“Violento e pericoloso, l’assassino di Fortuna deve tornare in carcere”.

L’appello della Procura al Riesame contro la decisione del gip di concedere gli arresti domiciliari “Misura inadeguata e c’è anche il pericolo di fuga acuito dalla recente condanna a dieci anni”

Di Conchita Sannino

Deve tornare dietro le sbarre, per la Procura. Quegli arresti domiciliari sono “inadeguati” a fronteggiare i rischi. Vincenzo Lo Presto uccise sua moglie, Fortuna Bellisario – era il 7 marzo del 2019 – all’apice di “un’abituale condotta maltrattante”, “rivelatrice di un’indole violenta e quindi di una pericolosità ad oggi persistente”. Non solo. Esiste per Lo Presto anche “il pericolo di fuga”, che “non è attenuato ma anzi acuito” dalla recente sentenza a 10 anni di carcere, all’esito del processo di primo grado.

Ecco su quali basi i pubblici ministeri, nel merito, si oppongono a quella scarcerazione (dopo aver spiegato anche l’inammissibilità formale dell’istanza). Ecco come motivano l’appello al Tribunale del Riesame, contro l’ordinanza del gip Fabio Provvisier: affinché i giudici, è la richiesta, possano ripristinare la custodia cautelare in carcere. È quanto chiedevano – Repubblica lo racconta da una settimana – gli avvocati delle parti civili, a partire da Manuela Palombi e Marco Mugione (che assistono la sorella e i genitori di Fortuna); mentre sul territorio la silenziosa mobilitazione delle Forti Guerriere, il comitato di donne amiche e conoscenti della vittima, insieme a padre Antonio Loffredo, agli altri parroci e educatori del rione Sanità, al presidente della municipalità Ivo Poggiani (“Che ingiustizia vedere che un assassino viene rimandato a casa in questo modo”) , testimoniava dolore e smarrimento di fronte all’immagine del “reo confesso” tornato da solo, senza neanche braccialetto elettronico, nella stessa casa del massacro. Un impegno corale che culminerà, domenica prossima, secondo anniversario di quel femmincidio, nella messa alla Basilica di Santa Maria alla Sanità: che sarà officiata, proprio in memoria di Fortuna, dall’arcivescovo di Napoli, Domenico Battaglia.

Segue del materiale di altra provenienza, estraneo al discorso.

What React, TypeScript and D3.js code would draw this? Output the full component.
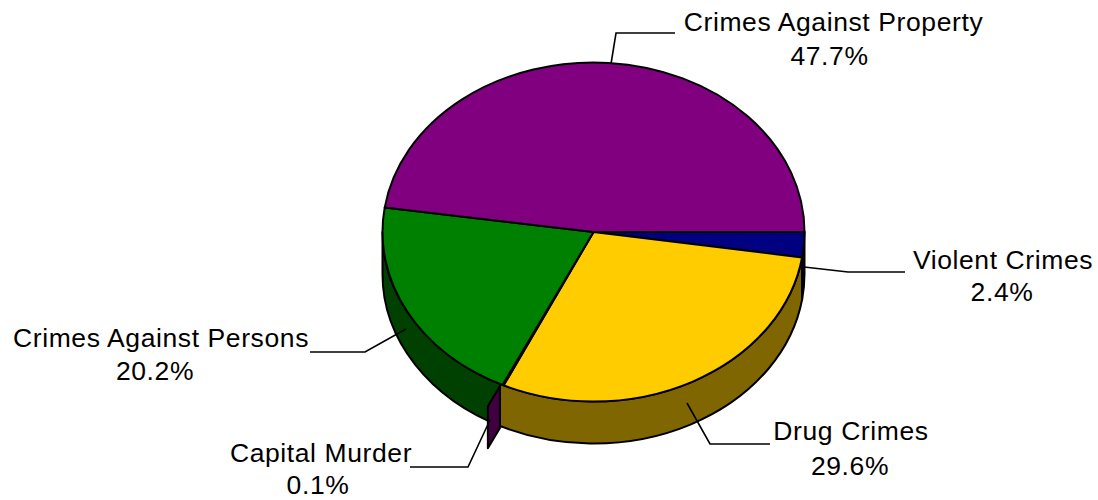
import React from "react";
import * as d3 from "d3";

const categories = ["Violent Crimes", "Drug Crimes", "Capital Murder", "Crimes Against Persons", "Crimes Against Property"];
const shares = [2.4, 29.6, 0.1, 20.2, 47.7];
const topColors = ["#000080", "#FFCC00", "#800080", "#008000", "#800080"];
const sideColors = ["#000060", "#806600", "#400040", "#004000", "#600060"];

const labelAnchors = [
  { x: 1003, y1: 269, x2: 1002, y2: 301 },
  { x: 851, y1: 440, x2: 850, y2: 475 },
  { x: 321, y1: 462, x2: 318, y2: 494 },
  { x: 161, y1: 347, x2: 155, y2: 380 },
  { x: 833.5, y1: 31, x2: 829.5, y2: 65 },
];
const leaders: [number, number][][] = [
  [[804, 267], [848, 272], [905, 272]],
  [[687, 403], [710, 444], [770, 444]],
  [[490, 420], [468, 467], [410, 467]],
  [[406, 329], [365, 352], [310, 352]],
  [[611, 64], [616, 33], [675, 33]],
];

const cx = 593.5, cy = 232, rx = 211, ry = 169.5, depth = 42;
const wallReach = 0.133, wallNudge = -2.5;

const pt = (a: number, dy = 0): [number, number] => [cx + rx * Math.cos(a), cy + ry * Math.sin(a) + dy];
const fmt = (p: [number, number]) => `${p[0]},${p[1]}`;

const topPath = (a0: number, a1: number) =>
  `M${cx},${cy}L${fmt(pt(a0))}A${rx},${ry} 0 ${a1 - a0 > Math.PI ? 1 : 0} 1 ${fmt(pt(a1))}Z`;

const sidePath = (a0: number, a1: number) => {
  const s = Math.max(a0, 0), e = Math.min(a1, Math.PI);
  if (e <= s) return "";
  return `M${fmt(pt(s))}A${rx},${ry} 0 0 1 ${fmt(pt(e))}L${fmt(pt(e, depth))}A${rx},${ry} 0 0 0 ${fmt(pt(s, depth))}Z`;
};

const wallPath = (a: number) => {
  const p = pt(a);
  const o: [number, number] = [p[0] + wallNudge, p[1] + 1];
  const tip: [number, number] = [o[0] + (p[0] - cx) * wallReach, o[1] + (p[1] - cy) * wallReach];
  return `M${fmt(o)}L${fmt(tip)}L${tip[0]},${tip[1] + depth}L${o[0]},${o[1] + depth}Z`;
};

export default function App() {
  const arcs = d3.pie<number>().sort(null).startAngle(0).endAngle(2 * Math.PI)(shares);
  const line = d3.line();
  const font = { fontFamily: "'Liberation Sans', Arial, sans-serif", fontSize: 26.5, letterSpacing: 0.6 };
  const capital = arcs[2];
  const wallAngle = Math.acos((pt(capital.endAngle)[0] + wallNudge - cx) / rx);
  const sideOrder = [4, 3, 1, 0];
  return (
    <svg width={1098} height={500} style={{ position: "absolute", left: 0, top: 0, background: "#fff" }}>
      <g stroke="#000" strokeWidth={2} strokeLinejoin="round">
        {sideOrder.map((i) => (
          <path
            key={i}
            d={sidePath(arcs[i].startAngle, i === 1 ? wallAngle : arcs[i].endAngle)}
            fill={sideColors[i]}
          />
        ))}
        {arcs.map((a, i) => (
          <path key={i} d={topPath(a.startAngle, a.endAngle)} fill={topColors[i]} />
        ))}
        <path d={wallPath(capital.endAngle)} fill={sideColors[2]} />
      </g>
      <g fill="none" stroke="#000" strokeWidth={1.6}>
        {leaders.map((l, i) => <path key={i} d={line(l) ?? ""} />)}
      </g>
      <g textAnchor="middle" fill="#000" style={font}>
        {categories.map((c, i) => (
          <g key={c}>
            <text x={labelAnchors[i].x} y={labelAnchors[i].y1}>{c}</text>
            <text x={labelAnchors[i].x2} y={labelAnchors[i].y2}>{shares[i].toFixed(1)}%</text>
          </g>
        ))}
      </g>
    </svg>
  );
}
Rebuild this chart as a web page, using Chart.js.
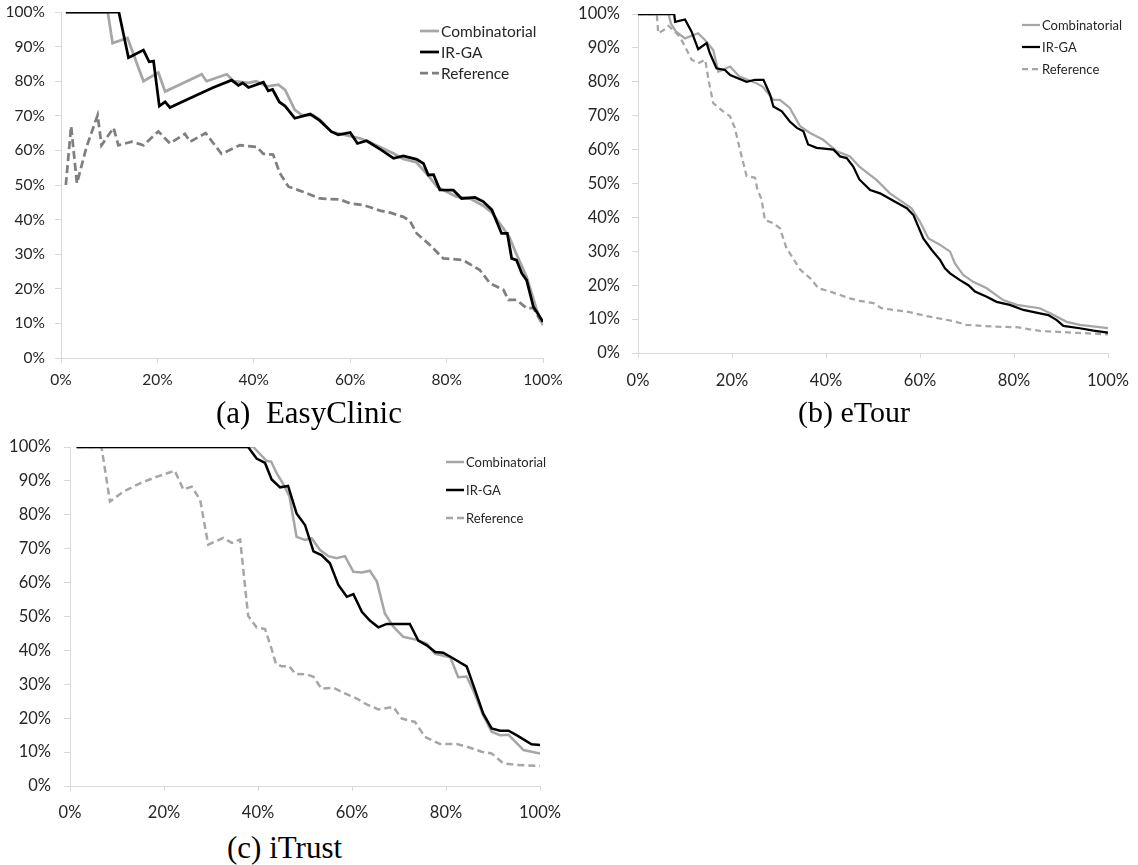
<!DOCTYPE html>
<html><head><meta charset="utf-8">
<script src="https://cdn.jsdelivr.net/npm/chart.js@4.4.1/dist/chart.umd.min.js"></script>
<style>
html,body{margin:0;padding:0;background:#fff;}
body{width:1138px;height:865px;position:relative;overflow:hidden;}
canvas{position:absolute;}
.cap{position:absolute;font-family:"Liberation Serif","Times New Roman",serif;color:#000;white-space:pre;line-height:1;}
</style></head><body>
<canvas id="cA" width="570" height="400" style="left:0;top:0"></canvas>
<canvas id="cB" width="568" height="400" style="left:570px;top:0"></canvas>
<canvas id="cC" width="570" height="400" style="left:0;top:430px"></canvas>
<div class="cap" style="left:216px;top:397px;font-size:31px">(a)  EasyClinic</div>
<div class="cap" style="left:798px;top:397px;font-size:30px">(b) eTour</div>
<div class="cap" style="left:227px;top:832px;font-size:31px">(c) iTrust</div>
<script>
// ---- shared tick labels ----
const xTickValues = [0, 20, 40, 60, 80, 100];
const yTickValues = [0, 10, 20, 30, 40, 50, 60, 70, 80, 90, 100];
const seriesNames = ['Combinatorial', 'IR-GA', 'Reference'];

// ---- (a) EasyClinic ----
const easyCombX = [1, 9.7, 10.7, 13.8, 17.1, 20.2, 21.6, 29.2, 30.2, 34.4, 35.8, 38.9, 40.5, 42.7, 45.1, 46.5, 48.5, 50.0, 52.3, 53.7, 56.1, 58.2, 62.0, 64, 69.0, 71, 73.8, 76.5, 78.0, 82.0, 85, 87.6, 89.4, 91.8, 93, 94.5, 96.6, 98.7, 100];
const easyCombY = [100, 100, 91, 92.5, 80, 82.5, 77, 82, 80, 82, 80, 79.5, 80, 78.5, 79, 77.5, 71.7, 70.2, 70.2, 68.9, 65.4, 64.7, 63.5, 62.4, 59.1, 57.5, 56.5, 52.2, 49.5, 46.6, 46, 44, 42, 37.4, 35, 30, 23.5, 13.9, 9.5];
const easyIrgaX = [1, 12.0, 14.0, 17.1, 18.3, 19.2, 20.4, 21.6, 22.6, 28.2, 31.6, 35.4, 36.8, 37.7, 38.9, 42.0, 43.0, 43.9, 45.3, 46.5, 48.5, 51.7, 53.7, 56.1, 57.5, 60.0, 61.5, 63.4, 66.5, 69.0, 71.0, 73.8, 75.2, 76.2, 77.3, 78.6, 81.4, 83.1, 85.9, 87.6, 89.4, 91.4, 92.6, 93.5, 94.5, 95.6, 96.6, 98.0, 100];
const easyIrgaY = [100, 100, 86.8, 89, 85.6, 85.8, 72.8, 74, 72.4, 76, 78.2, 80.3, 78.8, 79.5, 78.2, 79.7, 77.2, 77.6, 74, 72.8, 69.3, 70.5, 68.6, 65.4, 64.5, 65.2, 62, 62.8, 60.1, 57.7, 58.4, 57.4, 56.2, 52.9, 53, 48.6, 48.5, 46.1, 46.4, 45.2, 42.8, 36, 36, 28.8, 28.3, 24.5, 22.5, 14.8, 10.5];
const easyRefX = [1, 2.1, 3.3, 5.3, 7.6, 8.4, 10.9, 11.9, 14.7, 17.1, 20.2, 22.6, 25.7, 26.8, 30.0, 33.3, 37.1, 40.6, 42.0, 44.0, 45.4, 47.2, 50.3, 53.7, 57.9, 60.0, 62.7, 66.2, 68.3, 71.0, 72.4, 73.8, 76.6, 79.3, 83.4, 86.9, 89.0, 91.8, 92.8, 94.5, 96.6, 98.0, 100];
const easyRefY = [50, 67, 50.5, 61, 70.2, 61.5, 66.5, 61.5, 62.5, 61.5, 65.5, 62, 64.8, 62.5, 65, 59, 61.5, 61, 59, 58.8, 53.4, 49.5, 48, 46.1, 45.8, 44.7, 44.2, 42.6, 42, 40.8, 39.6, 36, 32.6, 28.8, 28.3, 25.4, 21.6, 19.7, 16.8, 16.8, 14.4, 14.4, 9.5];

// ---- (b) eTour ----
const etourCombX = [0, 6.5, 7.0, 8.1, 10, 12.8, 14.2, 16, 17.1, 19.6, 21.5, 25.2, 26.5, 28.8, 30.2, 32.3, 34.5, 36.6, 39.4, 42.3, 45.1, 47.1, 50.8, 53.6, 55.7, 58.2, 60, 61.8, 64.3, 66.4, 67.4, 69.2, 71.3, 74.2, 77.7, 80.6, 85.5, 87.7, 91.2, 94, 100];
const etourCombY = [100, 100, 97.2, 94.8, 92.8, 94.3, 92.4, 89.4, 83, 84.5, 81.6, 79.6, 78.6, 74.7, 74.7, 72.3, 66.9, 64.9, 62.9, 59.5, 58, 55, 51, 47.1, 45.1, 42.7, 38.7, 33.8, 31.9, 29.9, 26.5, 23, 21, 19.1, 15.6, 14.2, 13.2, 11.7, 9.2, 8.3, 7.3];
const etourIrgaX = [0, 7.7, 7.9, 10, 11.4, 12.8, 14.6, 15.3, 16.7, 18.5, 19.6, 23.1, 24.9, 26.7, 28.1, 28.8, 30.6, 32.3, 33.8, 35.2, 36.2, 38, 40.1, 41.6, 43, 44.4, 45.8, 47.1, 49.4, 51.5, 54.7, 57.2, 58.6, 60.7, 62.5, 64.3, 65.3, 66.4, 68.5, 70.3, 71.7, 74.2, 76.3, 79.1, 82, 85.5, 87.3, 89.1, 90.5, 94, 96.9, 100];
const etourIrgaY = [100, 100, 97.7, 98.4, 94.8, 89.6, 91.4, 88.4, 84, 83.5, 82, 80, 80.6, 80.6, 76.2, 72.7, 71.3, 68.3, 66.4, 65.4, 61.5, 60.5, 60.2, 60, 58, 57.5, 55, 51.2, 48.1, 47.1, 44.6, 42.7, 40.7, 33.8, 30.4, 27.4, 25, 23.5, 21.5, 20, 18.1, 16.6, 15.1, 14.2, 12.7, 11.7, 11.2, 9.7, 8, 7.3, 6.6, 6];
const etourRefX = [0, 4.0, 4.3, 6.1, 6.5, 8.9, 10, 11.4, 12.8, 14.3, 15, 16, 18.1, 19.6, 20.6, 21.7, 23.1, 24.9, 25.4, 26.3, 27, 28.8, 30.2, 31.6, 33, 34.5, 36.6, 38.4, 40.9, 43, 45.1, 47.1, 50.1, 51.8, 57.2, 61.4, 67.1, 69.9, 75.6, 80.6, 85.5, 92.6, 100];
const etourRefY = [100, 100, 94.3, 95.8, 96.5, 93.3, 90.4, 86.5, 85.5, 86.5, 80.6, 73.7, 71.3, 69.8, 66.4, 60, 52.2, 51.7, 48.2, 45.3, 39.2, 38.3, 36.8, 30.9, 27.9, 24.6, 22.1, 19.1, 18.1, 17.1, 16.1, 15.4, 14.7, 13.2, 12.2, 10.9, 9.4, 8.3, 7.8, 7.6, 6.5, 6, 5.5];

// ---- (c) iTrust ----
const itrustCombX = [1.4, 39, 41.8, 42.8, 44, 45.4, 46.7, 48.2, 50, 51.4, 53.2, 55, 56.7, 58.5, 60.3, 62.1, 63.8, 65.3, 67, 68.8, 70.9, 73.8, 75.9, 77.7, 80.9, 82.6, 84.4, 85.8, 87.9, 89.7, 91.5, 93.3, 96.5, 100];
const itrustCombY = [100, 100, 95.9, 95.7, 92.2, 89, 85.4, 73.5, 72.6, 73.1, 69.6, 67.8, 67.2, 67.8, 63.2, 63, 63.5, 60.3, 50.9, 47, 44, 43.1, 42, 39, 38, 32.1, 32.3, 28.2, 20.9, 16, 15, 15.1, 10.6, 9.6];
const itrustIrgaX = [1.4, 37.9, 39.7, 41.5, 42.9, 44.7, 46.4, 48.2, 50, 51.8, 53.5, 55.3, 57.1, 58.9, 60.3, 62.1, 63.8, 65.6, 67.4, 72.3, 74.1, 75.9, 77.7, 79.4, 81.2, 84.4, 86.2, 87.9, 89.7, 91.5, 93.3, 95, 98.2, 100];
const itrustIrgaY = [100, 100, 96.6, 95.3, 90.4, 88.1, 88.5, 80.4, 77, 69.2, 68.1, 65.7, 59.3, 55.8, 56.6, 51.4, 48.8, 46.8, 47.8, 47.8, 42.9, 41.5, 39.5, 39.3, 37.9, 35.3, 28.2, 21.4, 17, 16.3, 16.3, 15, 12.3, 12.1];
const itrustRefX = [1.4, 6.7, 8.5, 11.3, 14.9, 18.4, 22.3, 24.1, 25.9, 27.7, 29.4, 32.6, 34.4, 36.2, 37.9, 39.7, 41.5, 42.9, 43.8, 45, 46.7, 47.9, 50.4, 51.8, 53.5, 56, 58.2, 61, 63.1, 65.6, 68.8, 70.6, 73.4, 75.5, 78.7, 82.3, 84.4, 87.6, 89.7, 92.2, 95, 100];
const itrustRefY = [100, 100, 83.9, 86.8, 89.3, 91.2, 93, 87.5, 88.3, 84.4, 71.2, 73.2, 71.7, 72.7, 50.2, 46.8, 46.3, 40.4, 36.1, 35.3, 35.3, 33.1, 32.9, 32.2, 28.7, 29, 27.5, 25.8, 24.1, 22.6, 23.3, 19.9, 18.9, 14.5, 12.4, 12.4, 11.6, 10.1, 9.6, 6.7, 6.2, 5.9];

function pts(xs, ys) { return xs.map((x, i) => ({x: x, y: ys[i]})); }

const legendInside = {
  id: 'legendInside',
  afterDraw(chart, args, o) {
    const ctx = chart.ctx;
    ctx.save();
    ctx.font = o.size + 'px Lato';
    ctx.textBaseline = 'middle';
    ctx.textAlign = 'left';
    chart.data.datasets.forEach((ds, i) => {
      const y = o.y + i * o.dy;
      ctx.strokeStyle = ds.borderColor;
      ctx.lineWidth = ds.borderWidth;
      ctx.setLineDash(ds.borderDash || []);
      ctx.beginPath();
      ctx.moveTo(o.x, y);
      ctx.lineTo(o.x + o.len, y);
      ctx.stroke();
      ctx.setLineDash([]);
      ctx.fillStyle = '#262626';
      ctx.fillText(ds.label, o.x + o.len + 2, y + 1);
    });
    ctx.restore();
  }
};

function makeChart(id, data, o) {
  const datasets = [
    {label: seriesNames[0], data: pts(data[0], data[1]), borderColor: '#a6a6a6', borderWidth: o.lw, order: 1},
    {label: seriesNames[1], data: pts(data[2], data[3]), borderColor: '#000000', borderWidth: o.lw, order: 0},
    {label: seriesNames[2], data: pts(data[4], data[5]), borderColor: o.refColor, borderWidth: o.lw, borderDash: o.dash, order: 2}
  ];
  const tickFont = {family: 'Lato', size: o.fs};
  return new Chart(document.getElementById(id), {
    type: 'line',
    data: {datasets: datasets},
    options: {
      responsive: false, animation: false, devicePixelRatio: 1,
      layout: {padding: {left: 0, top: o.top, right: o.right, bottom: 0}},
      elements: {point: {radius: 0}, line: {tension: 0, borderCapStyle: 'butt', borderJoinStyle: 'miter'}},
      plugins: {legend: {display: false}, tooltip: {enabled: false}, legendInside: o.legend},
      scales: {
        x: {
          type: 'linear', min: 0, max: 100,
          afterBuildTicks: s => { s.ticks = xTickValues.map(v => ({value: v})); },
          ticks: {callback: v => v + '%', font: tickFont, color: '#262626', padding: o.xpad, maxRotation: 0, autoSkip: false},
          grid: {drawOnChartArea: false, tickLength: 5, color: '#d9d9d9'},
          border: {color: '#d9d9d9'},
          afterFit: s => { s.height = o.xh; s.paddingLeft = 0; s.paddingRight = 0; }
        },
        y: {
          type: 'linear', min: 0, max: 100,
          afterBuildTicks: s => { s.ticks = yTickValues.map(v => ({value: v})); },
          ticks: {callback: v => v + '%', font: tickFont, color: '#262626', padding: o.ypad, autoSkip: false},
          grid: {drawOnChartArea: false, tickLength: 6, color: '#d9d9d9'},
          border: {color: '#d9d9d9'},
          afterFit: s => { s.width = o.yw; s.paddingTop = 0; s.paddingBottom = 0; }
        }
      }
    },
    plugins: [legendInside]
  });
}

makeChart('cA', [easyCombX, easyCombY, easyIrgaX, easyIrgaY, easyRefX, easyRefY],
  {lw: 2.75, refColor: '#7f7f7f', dash: [8, 4], fs: 15.5, top: 12, right: 27, xh: 42, yw: 61, xpad: 8, ypad: 10,
   legend: {x: 420, y: 31, dy: 21, len: 19, size: 15.5}});
makeChart('cB', [etourCombX, etourCombY, etourIrgaX, etourIrgaY, etourRefX, etourRefY],
  {lw: 2.25, refColor: '#a6a6a6', dash: [6, 4], fs: 16.5, top: 14, right: 30, xh: 47, yw: 68, xpad: 13, ypad: 12,
   legend: {x: 452, y: 25, dy: 22, len: 18, size: 13}});
makeChart('cC', [itrustCombX, itrustCombY, itrustIrgaX, itrustIrgaY, itrustRefX, itrustRefY],
  {lw: 2.5, refColor: '#a6a6a6', dash: [7, 4], fs: 16.5, top: 17, right: 30, xh: 44, yw: 70, xpad: 12, ypad: 13,
   legend: {x: 446, y: 32, dy: 28, len: 18, size: 13}});
</script>
</body></html>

Don Mimmo, come l’alto prelato si fa chiamare da tutti anche in città, ha voluto conoscere la storia di sofferenza di quella donna lasciata sola, e attraverso lei intende ascoltare e stare vicino alle altre che, solo dopo il funerale della Bellisario, hanno trovato il coraggio di denunciare. Al rito partecipano, a suggellare una battaglia culturale, il prefetto, il questore con i comandanti di Arma e Finanza, il procuratore Gianni Melillo con la presidente del Tribunale di Napoli, Elisabetta Garzo, e quella del Tribunale per i minori Patrizia Esposito. Questi ultimi uffici impegnati – con il giudice Posteraro, e attraverso il legale Rosario Cristiano e la collega Maria Teresa De Nicolo – a “proteggere” e a curare i tre figli minori di Fortuna e del marito-assassino, due femmine e un maschio che già portano segni, traumi gravi, per le violenze consumate sotto i loro occhi.
Tre pagine. Le argomentazioni con cui i pm Raffaele Barela ed Ernesto Sassano ricorrono al Riesame sono sottoscritte anche dall’aggiunto Raffaello Falcone e dal procuratore Gianni Melillo.

I pm si soffermano sull’indole “violenta”, sui pestaggi durati anni, e avvertonop che i domiciliari “comportano peraltro la ripresa della coabitazione con la madre di Lo Presto: anch’essa in passato vittima di condotte violente, da parte del figlio, sebbene mai denunciate”. La stessa donna, va ricordato, era testimone delle violenze sulla nuora Fortuna, sempre taciute. Negli atti, non citato qui dai pm, vi sono poi particolari agghiaccianti sulla durata, oltre 15 anni, della gravità di quei maltrattamenti. Un parente racconta, agli atti: “Ho visto in molteplici occasioni Vincenzo picchiare sua moglie, era molto violento, ho cercato di dividerli subendo io stesso violenze e minacce”, e riferisce di altri gravi reati commessi da Lo Presto, nel tempo. Scenario che – è facile presumere – spingerà la Procura a rivedere radicalmente il verdetto del primo grado: puntando verosimilmente, in appello, a mettere in discussione la derubricazione da omicidio volontario a preterintenzionale. Un quadro rispetto al quale hanno destano stupore anche alcune parole della motivazione del gip, che parla di Fortuna, e delle gravi violenze subite, “quasi come se sentisse di meritarle”. In riferimento, ovvio, alla dinamica perversa del carnefice.